Payne has constructed a fantastically well thought-out alternative universe. The attention to detail is astounding and often amusing, whether it’s the uncanny quality of water and fire on the micro-scale; or the practicalities of shrinking (insects are an existential hazard, so nets are vital); or the actual procedure of downsizing, a surreal regression which begins with a Full Metal Jacket-style shaving. The film is quite the adventure, bringing Paul far beyond the confines of Leisureland. A distant commune, hidden in a tiny fjord, looks like a pastel painting from a religious pamphlet.

Payne embraces the sociological and philosophical questions of his creation. Perhaps the most depressingly convincing is a faux BBC report which highlights the ease with which miniature migrants can travel illegally. Being small means being less of a drain on resources but also providing less for the world. So, should the small have the same rights as the big? Should their vote carry as much weight, when they weigh 99.9% less? The film drops in these tantalising questions and leaves them for us to discuss in the pub afterwards.

By the end, humanity – big and small – faces another new threat. Every new idea is solving the problem of the last. Every new idea is the promise of utopia. Going small, says Paul’s old buddy Dave (Jason Sudeikis), isn’t about saving the planet, it’s about saving yourself. He’s not right, but neither is Dr Asbjørnsen, who is trying to save the human race with grand cultural gestures. These conflicting outlooks instil Paul with a sense of self-importance, a balloon which only Ngoc can prick. The Downsizing of the title has a double meaning: downsizing materially, but also in terms of ambition to status.

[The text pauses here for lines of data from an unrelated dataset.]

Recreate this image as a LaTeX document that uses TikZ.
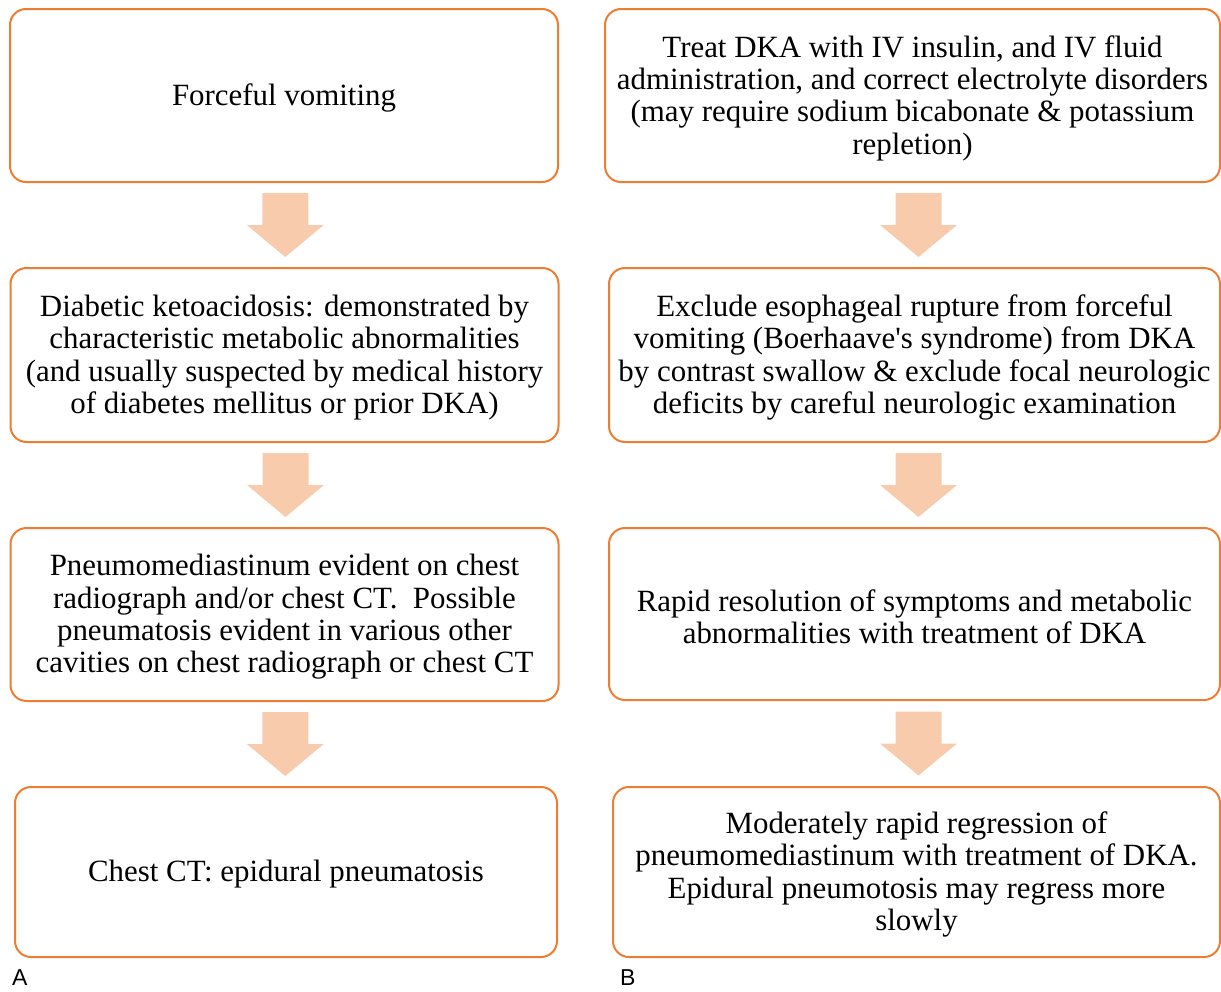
\documentclass[tikz,border=0pt]{standalone}
\usepackage{fontspec}
\setmainfont{Liberation Serif}
\newfontfamily\straightfont{Liberation Serif}[Ligatures=TeXOff]
\newfontfamily\labfont{Liberation Sans}
\usetikzlibrary{calc}
\definecolor{boxorange}{HTML}{ED7D31}
\definecolor{arrowpeach}{HTML}{F8CBAD}
\tikzset{
  flowbox/.style={draw=boxorange, line width=2pt, rounded corners=16pt, fill=white, inner sep=0pt},
  flowtext/.style={align=center, inner sep=0pt, font=\fontsize{30.9}{32.3}\selectfont, yshift=-2.5pt},
  arrowfill/.style={fill=arrowpeach, draw=none},
  panellabel/.style={font=\labfont\fontsize{23}{26}\selectfont, anchor=base west, inner sep=0pt}
}
\newcommand{\flowarrow}[4]{%
  \coordinate (#1) at ($(#2.south)!0.5!(#3.north)+(#4,0)$);
  \fill[arrowfill] ([shift={(-23,-32)}]#1) -- ([shift={(23,-32)}]#1) -- ([shift={(23,0)}]#1)
    -- ([shift={(38.5,0)}]#1) -- ([shift={(0,32)}]#1) -- ([shift={(-38.5,0)}]#1)
    -- ([shift={(-23,0)}]#1) -- cycle;}
\begin{document}
\begin{tikzpicture}[x=1pt,y=-1pt]
\useasboundingbox (0,0) rectangle (1221,991);
% left column boxes
\node[flowbox, minimum width=548pt, minimum height=173pt] (L1) at (284,95.5) {};
\node[flowbox, minimum width=548pt, minimum height=174pt] (L2) at (284.5,355) {};
\node[flowbox, minimum width=548pt, minimum height=173pt] (L3) at (284.5,614.5) {};
\node[flowbox, minimum width=542pt, minimum height=170pt] (L4) at (286,872) {};
% right column boxes
\node[flowbox, minimum width=615pt, minimum height=173pt] (R1) at (912.5,95.5) {};
\node[flowbox, minimum width=611pt, minimum height=174pt] (R2) at (914.5,355) {};
\node[flowbox, minimum width=611pt, minimum height=172pt] (R3) at (914.5,614) {};
\node[flowbox, minimum width=607pt, minimum height=170pt] (R4) at (916.5,872) {};
% texts
\node[flowtext] (L1t) at (L1.center) {Forceful vomiting};
\node[flowtext] (L2t) at (L2.center) {Diabetic ketoacidosis: demonstrated by\\characteristic metabolic abnormalities\\(and usually suspected by medical history\\of diabetes mellitus or prior DKA)};
\node[flowtext] (L3t) at (L3.center) {Pneumomediastinum evident on chest\\radiograph and/or chest CT.\ \ Possible\\pneumatosis evident in various other\\cavities on chest radiograph or chest CT};
\node[flowtext] (L4t) at (L4.center) {Chest CT: epidural pneumatosis};
\node[flowtext] (R1t) at (R1.center) {Treat DKA with IV insulin, and IV fluid\\administration, and correct electrolyte disorders\\(may require sodium bicabonate \& potassium\\repletion)};
\node[flowtext] (R2t) at (R2.center) {Exclude esophageal rupture from forceful\\vomiting (Boerhaave{\straightfont'}s syndrome) from DKA\\by contrast swallow \& exclude focal neurologic\\deficits by careful neurologic examination};
\node[flowtext] (R3t) at (R3.center) {Rapid resolution of symptoms and metabolic\\abnormalities with treatment of DKA};
\node[flowtext] (R4t) at (R4.center) {Moderately rapid regression of\\pneumomediastinum with treatment of DKA.\\Epidural pneumotosis may regress more\\slowly};
% block arrows
\flowarrow{aL1}{L1}{L2}{1}
\flowarrow{aL2}{L2}{L3}{1}
\flowarrow{aL3}{L3}{L4}{0}
\flowarrow{aR1}{R1}{R2}{5}
\flowarrow{aR2}{R2}{R3}{4}
\flowarrow{aR3}{R3}{R4}{3}
% panel labels
\node[panellabel] (labA) at (12,985) {A};
\node[panellabel] (labB) at (620,985) {B};
\end{tikzpicture}
\end{document}
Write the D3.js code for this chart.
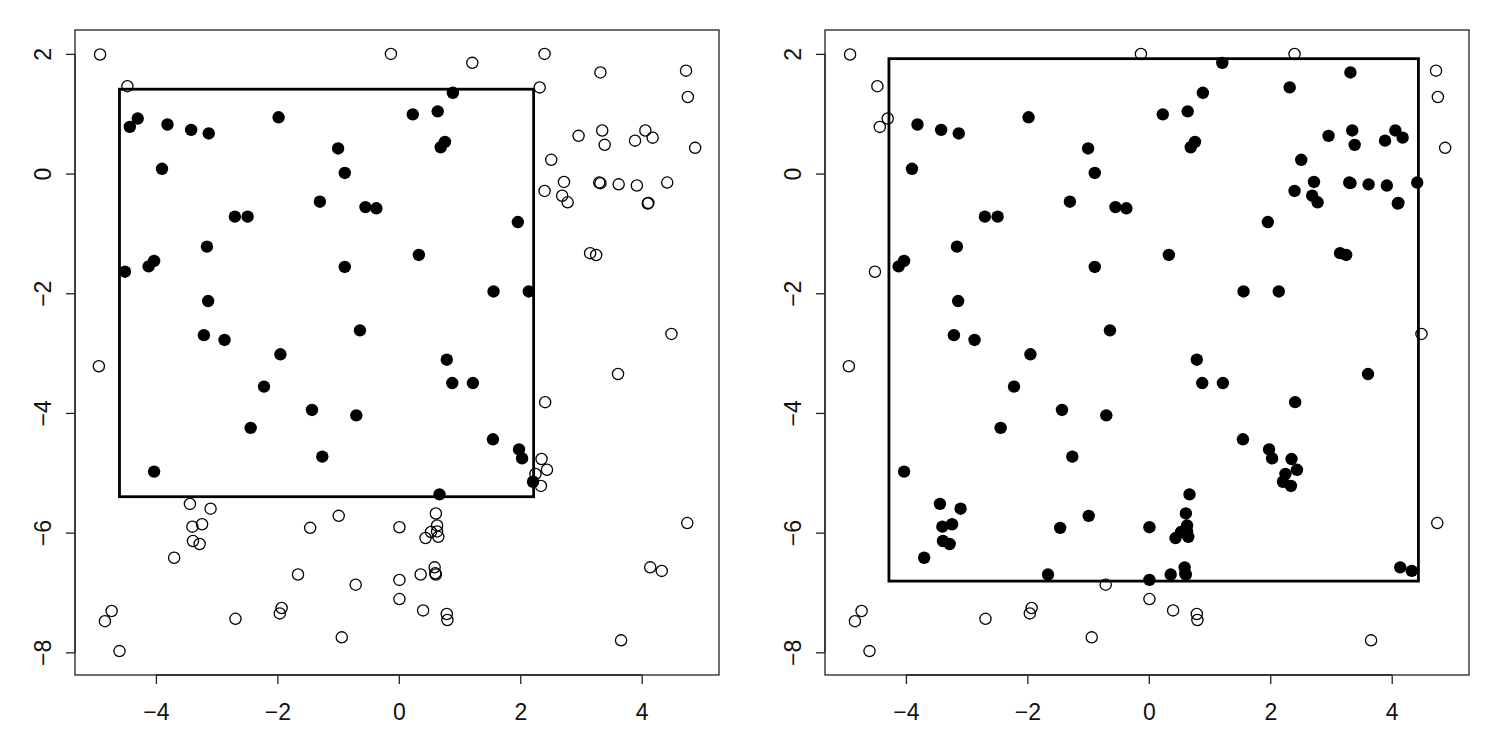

Downsizing isn’t a very funny film, and this is where it may come unstuck at the box office. Just because the trailer insists it’s a whacky, life-affirming comedy doesn’t make it so. Its comedy is a hum of pleasure, guaranteeing grins rather than belly-laughs. First and foremost this is science fiction, and its currency is ideas. Are the tonal shifts too much? It may taste saccharine to hardcore Payne fans, while mainstream audiences could find it overlong and dense. What a pity if it doesn’t find an audience. It is intelligent and heartfelt; fantastical and true. It’s the first great film of 2018.

Downsizing is out in cinemas from 24th January 2018.